The first cod liver oil, so terribly needed, reached Berlin this last May, a gift of the English Friends. The American Friends allowed our little group, Carolena Wood -- herself a Friend -- and ourselves to arrange for the purchase [page 5] of $30,000 worth of condensed and dried milk, which seemed to us the most urgent need after we very reluctantly gave up cod liver oil. We left behind us a committee with headquarters in Berlin, consisting of Dr. Artur Levy, of the associated charities of Berlin, Dr. Elizabeth Rotten, who has been in cooperation with the English Friends throughout the war, Dr. Alice Salomon, the head of the school of philanthropy, Dr. Sigmund Schultze, head of the city [Jugendfürsorge] Amt, and other experts in relief work, to take charge of the distribution of this food and if possible later consignments. In Frankfurt the committee is represented by the head of the associated charities, in Leipzig by the head of the child welfare agencies, in Halle by the well-known Swiss scientist, Professor Abderhalden, in Breslau by the Oberburgermeister, and so on.
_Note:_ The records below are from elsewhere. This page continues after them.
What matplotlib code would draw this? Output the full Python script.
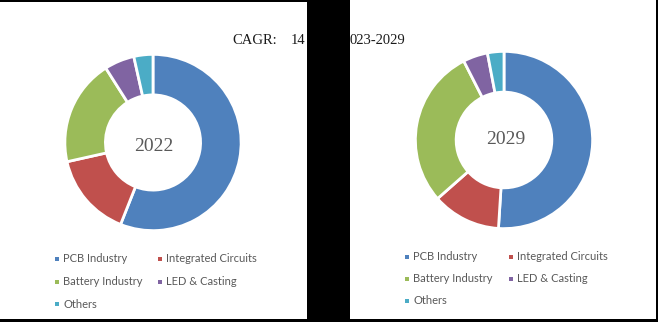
import matplotlib
matplotlib.use("Agg")
import matplotlib.pyplot as plt
from matplotlib.patches import Rectangle

categories = ["PCB Industry", "Integrated Circuits", "Battery Industry", "LED & Casting", "Others"]
share_2022 = [56, 15.5, 19.5, 5.5, 3.5]
share_2029 = [51, 12.5, 29, 4.5, 3]
years = ["2022", "2029"]
colors = ["#4F81BD", "#C0504D", "#9BBB59", "#8064A2", "#4BACC6"]

W, H = 658, 322
fig = plt.figure(figsize=(W / 100, H / 100), dpi=100, facecolor="black")

def px_rect(x0, y0, x1, y1, **kw):
    # pixel coords from top-left
    return Rectangle((x0 / W, 1 - y1 / H), (x1 - x0) / W, (y1 - y0) / H,
                     transform=fig.transFigure, **kw)

# white panels (below the axes)
fig.patches.append(px_rect(0, 2, 307, 319, facecolor="white", edgecolor="none", zorder=-5))
fig.patches.append(px_rect(350, 0, 656, 319, facecolor="white", edgecolor="none", zorder=-5))

def donut(cx, cy, r, values, label, lx, ly):
    ax = fig.add_axes([(cx - r) / W, 1 - (cy + r) / H, 2 * r / W, 2 * r / H])
    ax.set_facecolor("none")
    ax.pie(values, colors=colors, startangle=90, counterclock=False,
           wedgeprops=dict(width=0.46, edgecolor="white", linewidth=2))
    ax.set_xlim(-1.01, 1.01)
    ax.set_ylim(-1.01, 1.01)
    ax.set_aspect("equal")
    ax.axis("off")
    fig.text(lx / W, 1 - ly / H, label, ha="center", va="center",
             family="Liberation Serif", fontsize=14, color="#595959")

donut(153, 142.5, 89, share_2022, years[0], 154, 146)
donut(504, 140, 89.5, share_2029, years[1], 506, 140)

def legend(x_cols, y_rows):
    for i, cat in enumerate(categories):
        row, col = divmod(i, 2)
        mx = x_cols[col]
        my = y_rows[row]
        fig.patches.append(px_rect(mx - 2, my - 2, mx + 2, my + 2,
                                   facecolor=colors[i], edgecolor="none", zorder=3))
        fig.text((mx + 6) / W, 1 - my / H, cat, ha="left", va="center",
                 family="Lato", fontsize=8.0, color="#595959")

legend([57, 160], [258.5, 281.5, 304])
legend([407, 511], [256.5, 279, 301])

# CAGR text
base = 1 - 44 / H
fig.text(232 / W, base, "CAGR:", ha="left", va="baseline",
         family="Liberation Serif", fontsize=10.5, color="#1a1a1a")
fig.text(291 / W, base, "14", ha="left", va="baseline",
         family="Liberation Serif", fontsize=10.5, color="#1a1a1a")
fig.text(350 / W, base, "023-2029", ha="left", va="baseline",
         family="Liberation Serif", fontsize=10.5, color="#1a1a1a")

# black separator band on top of everything
fig.patches.append(px_rect(307, 0, 350, 322, facecolor="black", edgecolor="none", zorder=10))

fig.savefig("out.png", dpi=100, facecolor="black")
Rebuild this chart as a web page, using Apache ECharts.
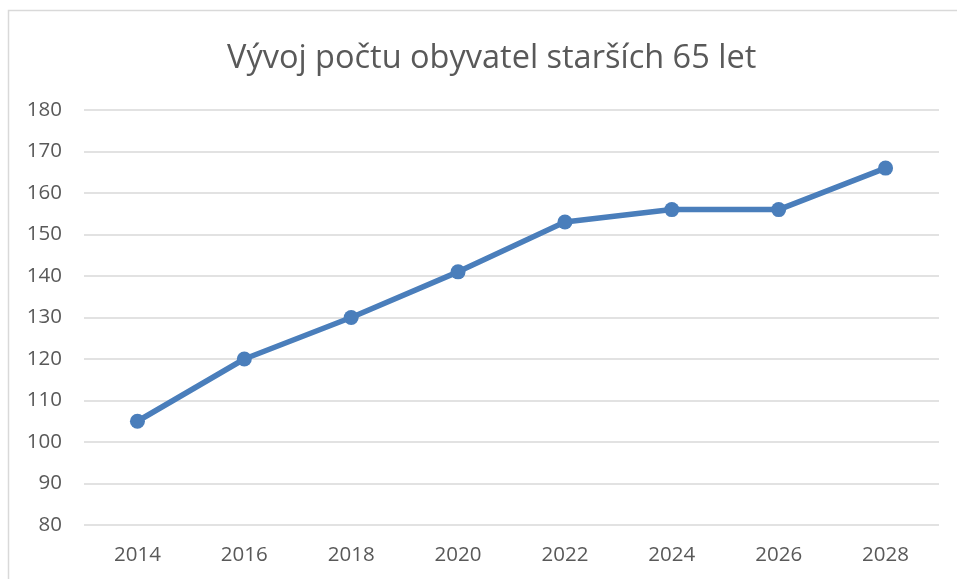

We had repeated interviews with all these people and are convinced that the supplies that are sent in will be distributed with the utmost efficiency by men and women conversant with the situation and experienced in modern methods of relief. All of the money contributed will be sent to the Committee of American Friends in Philadelphia and will be expended in this country for food and medical supplies, both of these to be purchased and shipped most advantageously through the cooperation of Mr. Hoover.